RECORDED DATA.

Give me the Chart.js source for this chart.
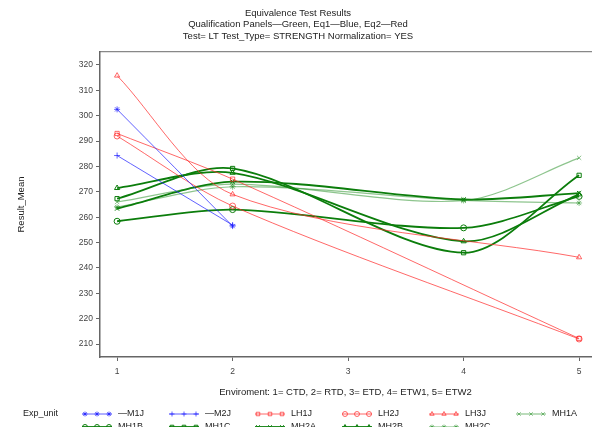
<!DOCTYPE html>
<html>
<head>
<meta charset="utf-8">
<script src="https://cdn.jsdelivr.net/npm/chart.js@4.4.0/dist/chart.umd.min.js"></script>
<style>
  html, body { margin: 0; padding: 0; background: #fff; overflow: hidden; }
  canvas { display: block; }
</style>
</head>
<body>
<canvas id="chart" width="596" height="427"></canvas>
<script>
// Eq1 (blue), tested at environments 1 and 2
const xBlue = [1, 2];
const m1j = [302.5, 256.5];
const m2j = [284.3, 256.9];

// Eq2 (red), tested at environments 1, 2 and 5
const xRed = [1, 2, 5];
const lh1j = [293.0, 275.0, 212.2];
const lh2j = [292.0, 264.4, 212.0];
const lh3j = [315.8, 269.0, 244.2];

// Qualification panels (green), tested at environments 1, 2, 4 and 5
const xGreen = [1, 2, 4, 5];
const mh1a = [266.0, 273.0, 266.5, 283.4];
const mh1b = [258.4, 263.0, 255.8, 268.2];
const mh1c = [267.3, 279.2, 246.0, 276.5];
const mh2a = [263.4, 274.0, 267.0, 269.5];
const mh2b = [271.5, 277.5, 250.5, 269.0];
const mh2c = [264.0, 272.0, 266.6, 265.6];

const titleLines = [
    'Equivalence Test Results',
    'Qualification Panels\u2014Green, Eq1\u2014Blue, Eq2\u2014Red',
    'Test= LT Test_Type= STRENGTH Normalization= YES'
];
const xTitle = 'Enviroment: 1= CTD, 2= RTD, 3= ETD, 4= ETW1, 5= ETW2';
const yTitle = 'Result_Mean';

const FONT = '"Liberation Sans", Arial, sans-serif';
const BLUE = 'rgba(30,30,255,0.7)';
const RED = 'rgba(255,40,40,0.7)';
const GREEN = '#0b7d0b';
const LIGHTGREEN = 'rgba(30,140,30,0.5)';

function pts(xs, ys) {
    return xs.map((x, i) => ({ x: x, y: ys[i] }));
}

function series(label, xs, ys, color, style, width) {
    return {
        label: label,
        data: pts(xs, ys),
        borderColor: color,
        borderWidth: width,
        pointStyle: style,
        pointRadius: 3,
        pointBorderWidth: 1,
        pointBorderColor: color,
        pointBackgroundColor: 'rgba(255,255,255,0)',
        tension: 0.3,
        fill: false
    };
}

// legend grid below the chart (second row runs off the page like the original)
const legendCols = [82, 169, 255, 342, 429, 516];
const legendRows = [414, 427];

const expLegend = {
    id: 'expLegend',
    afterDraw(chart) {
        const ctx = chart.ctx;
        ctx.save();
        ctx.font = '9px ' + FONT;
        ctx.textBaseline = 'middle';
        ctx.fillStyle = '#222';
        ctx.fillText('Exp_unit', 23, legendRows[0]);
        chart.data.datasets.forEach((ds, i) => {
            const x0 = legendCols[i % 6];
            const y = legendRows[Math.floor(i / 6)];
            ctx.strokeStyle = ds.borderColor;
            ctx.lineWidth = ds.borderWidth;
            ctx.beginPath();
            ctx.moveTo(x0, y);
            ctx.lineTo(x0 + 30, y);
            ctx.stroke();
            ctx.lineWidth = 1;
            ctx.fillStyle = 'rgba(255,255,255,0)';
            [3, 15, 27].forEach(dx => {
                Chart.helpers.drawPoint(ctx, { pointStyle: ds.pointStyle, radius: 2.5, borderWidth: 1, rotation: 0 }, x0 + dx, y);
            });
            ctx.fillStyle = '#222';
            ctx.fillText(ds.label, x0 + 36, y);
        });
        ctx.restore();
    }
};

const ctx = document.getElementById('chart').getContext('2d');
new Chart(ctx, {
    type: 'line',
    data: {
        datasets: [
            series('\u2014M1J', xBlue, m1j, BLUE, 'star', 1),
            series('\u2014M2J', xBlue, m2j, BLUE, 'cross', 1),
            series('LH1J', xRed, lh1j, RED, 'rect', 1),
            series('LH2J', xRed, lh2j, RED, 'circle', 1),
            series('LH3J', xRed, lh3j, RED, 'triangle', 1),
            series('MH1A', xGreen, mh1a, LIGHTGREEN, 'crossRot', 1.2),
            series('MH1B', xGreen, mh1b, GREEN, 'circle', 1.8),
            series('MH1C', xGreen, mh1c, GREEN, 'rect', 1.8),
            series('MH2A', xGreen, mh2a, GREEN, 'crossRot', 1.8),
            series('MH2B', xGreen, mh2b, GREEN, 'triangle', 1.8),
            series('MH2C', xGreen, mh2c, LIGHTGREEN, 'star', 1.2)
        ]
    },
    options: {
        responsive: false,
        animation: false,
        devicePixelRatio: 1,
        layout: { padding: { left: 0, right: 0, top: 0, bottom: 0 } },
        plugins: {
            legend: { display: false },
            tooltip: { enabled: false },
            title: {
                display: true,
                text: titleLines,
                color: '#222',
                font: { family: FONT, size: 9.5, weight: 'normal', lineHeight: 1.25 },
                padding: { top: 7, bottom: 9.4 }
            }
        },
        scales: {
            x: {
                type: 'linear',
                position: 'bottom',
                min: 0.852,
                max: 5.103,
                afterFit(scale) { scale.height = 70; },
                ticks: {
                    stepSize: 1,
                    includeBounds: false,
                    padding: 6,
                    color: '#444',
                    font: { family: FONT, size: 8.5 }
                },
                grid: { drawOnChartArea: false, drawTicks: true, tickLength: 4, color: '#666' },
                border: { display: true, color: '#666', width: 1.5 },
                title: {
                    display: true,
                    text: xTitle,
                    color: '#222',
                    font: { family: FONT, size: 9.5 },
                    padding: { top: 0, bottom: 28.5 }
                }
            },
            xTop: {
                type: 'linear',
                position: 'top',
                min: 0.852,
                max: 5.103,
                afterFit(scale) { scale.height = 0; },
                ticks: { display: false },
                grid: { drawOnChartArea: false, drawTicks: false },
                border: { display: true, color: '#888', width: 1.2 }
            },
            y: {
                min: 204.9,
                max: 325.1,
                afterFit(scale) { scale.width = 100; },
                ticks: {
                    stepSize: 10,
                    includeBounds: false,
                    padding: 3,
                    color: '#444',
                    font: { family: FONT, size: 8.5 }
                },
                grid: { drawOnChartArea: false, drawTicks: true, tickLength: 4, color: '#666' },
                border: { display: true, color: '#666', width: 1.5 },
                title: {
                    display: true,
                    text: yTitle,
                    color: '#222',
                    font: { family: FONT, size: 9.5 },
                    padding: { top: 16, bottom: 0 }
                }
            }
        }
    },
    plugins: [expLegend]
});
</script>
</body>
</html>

SHORT EXERCISE. Copy the whole of the material above exactly, but not its images.

RESPONSE.
Give me the Chart.js source for this chart.
<!DOCTYPE html>
<html>
<head>
<meta charset="utf-8">
<script src="https://cdn.jsdelivr.net/npm/chart.js@4.4.0/dist/chart.umd.min.js"></script>
<style>
  html, body { margin: 0; padding: 0; background: #fff; overflow: hidden; }
  canvas { display: block; }
</style>
</head>
<body>
<canvas id="chart" width="596" height="427"></canvas>
<script>
// Eq1 (blue), tested at environments 1 and 2
const xBlue = [1, 2];
const m1j = [302.5, 256.5];
const m2j = [284.3, 256.9];

// Eq2 (red), tested at environments 1, 2 and 5
const xRed = [1, 2, 5];
const lh1j = [293.0, 275.0, 212.2];
const lh2j = [292.0, 264.4, 212.0];
const lh3j = [315.8, 269.0, 244.2];

// Qualification panels (green), tested at environments 1, 2, 4 and 5
const xGreen = [1, 2, 4, 5];
const mh1a = [266.0, 273.0, 266.5, 283.4];
const mh1b = [258.4, 263.0, 255.8, 268.2];
const mh1c = [267.3, 279.2, 246.0, 276.5];
const mh2a = [263.4, 274.0, 267.0, 269.5];
const mh2b = [271.5, 277.5, 250.5, 269.0];
const mh2c = [264.0, 272.0, 266.6, 265.6];

const titleLines = [
    'Equivalence Test Results',
    'Qualification Panels\u2014Green, Eq1\u2014Blue, Eq2\u2014Red',
    'Test= LT Test_Type= STRENGTH Normalization= YES'
];
const xTitle = 'Enviroment: 1= CTD, 2= RTD, 3= ETD, 4= ETW1, 5= ETW2';
const yTitle = 'Result_Mean';

const FONT = '"Liberation Sans", Arial, sans-serif';
const BLUE = 'rgba(30,30,255,0.7)';
const RED = 'rgba(255,40,40,0.7)';
const GREEN = '#0b7d0b';
const LIGHTGREEN = 'rgba(30,140,30,0.5)';

function pts(xs, ys) {
    return xs.map((x, i) => ({ x: x, y: ys[i] }));
}

function series(label, xs, ys, color, style, width) {
    return {
        label: label,
        data: pts(xs, ys),
        borderColor: color,
        borderWidth: width,
        pointStyle: style,
        pointRadius: 3,
        pointBorderWidth: 1,
        pointBorderColor: color,
        pointBackgroundColor: 'rgba(255,255,255,0)',
        tension: 0.3,
        fill: false
    };
}

// legend grid below the chart (second row runs off the page like the original)
const legendCols = [82, 169, 255, 342, 429, 516];
const legendRows = [414, 427];

const expLegend = {
    id: 'expLegend',
    afterDraw(chart) {
        const ctx = chart.ctx;
        ctx.save();
        ctx.font = '9px ' + FONT;
        ctx.textBaseline = 'middle';
        ctx.fillStyle = '#222';
        ctx.fillText('Exp_unit', 23, legendRows[0]);
        chart.data.datasets.forEach((ds, i) => {
            const x0 = legendCols[i % 6];
            const y = legendRows[Math.floor(i / 6)];
            ctx.strokeStyle = ds.borderColor;
            ctx.lineWidth = ds.borderWidth;
            ctx.beginPath();
            ctx.moveTo(x0, y);
            ctx.lineTo(x0 + 30, y);
            ctx.stroke();
            ctx.lineWidth = 1;
            ctx.fillStyle = 'rgba(255,255,255,0)';
            [3, 15, 27].forEach(dx => {
                Chart.helpers.drawPoint(ctx, { pointStyle: ds.pointStyle, radius: 2.5, borderWidth: 1, rotation: 0 }, x0 + dx, y);
            });
            ctx.fillStyle = '#222';
            ctx.fillText(ds.label, x0 + 36, y);
        });
        ctx.restore();
    }
};

const ctx = document.getElementById('chart').getContext('2d');
new Chart(ctx, {
    type: 'line',
    data: {
        datasets: [
            series('\u2014M1J', xBlue, m1j, BLUE, 'star', 1),
            series('\u2014M2J', xBlue, m2j, BLUE, 'cross', 1),
            series('LH1J', xRed, lh1j, RED, 'rect', 1),
            series('LH2J', xRed, lh2j, RED, 'circle', 1),
            series('LH3J', xRed, lh3j, RED, 'triangle', 1),
            series('MH1A', xGreen, mh1a, LIGHTGREEN, 'crossRot', 1.2),
            series('MH1B', xGreen, mh1b, GREEN, 'circle', 1.8),
            series('MH1C', xGreen, mh1c, GREEN, 'rect', 1.8),
            series('MH2A', xGreen, mh2a, GREEN, 'crossRot', 1.8),
            series('MH2B', xGreen, mh2b, GREEN, 'triangle', 1.8),
            series('MH2C', xGreen, mh2c, LIGHTGREEN, 'star', 1.2)
        ]
    },
    options: {
        responsive: false,
        animation: false,
        devicePixelRatio: 1,
        layout: { padding: { left: 0, right: 0, top: 0, bottom: 0 } },
        plugins: {
            legend: { display: false },
            tooltip: { enabled: false },
            title: {
                display: true,
                text: titleLines,
                color: '#222',
                font: { family: FONT, size: 9.5, weight: 'normal', lineHeight: 1.25 },
                padding: { top: 7, bottom: 9.4 }
            }
        },
        scales: {
            x: {
                type: 'linear',
                position: 'bottom',
                min: 0.852,
                max: 5.103,
                afterFit(scale) { scale.height = 70; },
                ticks: {
                    stepSize: 1,
                    includeBounds: false,
                    padding: 6,
                    color: '#444',
                    font: { family: FONT, size: 8.5 }
                },
                grid: { drawOnChartArea: false, drawTicks: true, tickLength: 4, color: '#666' },
                border: { display: true, color: '#666', width: 1.5 },
                title: {
                    display: true,
                    text: xTitle,
                    color: '#222',
                    font: { family: FONT, size: 9.5 },
                    padding: { top: 0, bottom: 28.5 }
                }
            },
            xTop: {
                type: 'linear',
                position: 'top',
                min: 0.852,
                max: 5.103,
                afterFit(scale) { scale.height = 0; },
                ticks: { display: false },
                grid: { drawOnChartArea: false, drawTicks: false },
                border: { display: true, color: '#888', width: 1.2 }
            },
            y: {
                min: 204.9,
                max: 325.1,
                afterFit(scale) { scale.width = 100; },
                ticks: {
                    stepSize: 10,
                    includeBounds: false,
                    padding: 3,
                    color: '#444',
                    font: { family: FONT, size: 8.5 }
                },
                grid: { drawOnChartArea: false, drawTicks: true, tickLength: 4, color: '#666' },
                border: { display: true, color: '#666', width: 1.5 },
                title: {
                    display: true,
                    text: yTitle,
                    color: '#222',
                    font: { family: FONT, size: 9.5 },
                    padding: { top: 16, bottom: 0 }
                }
            }
        }
    },
    plugins: [expLegend]
});
</script>
</body>
</html>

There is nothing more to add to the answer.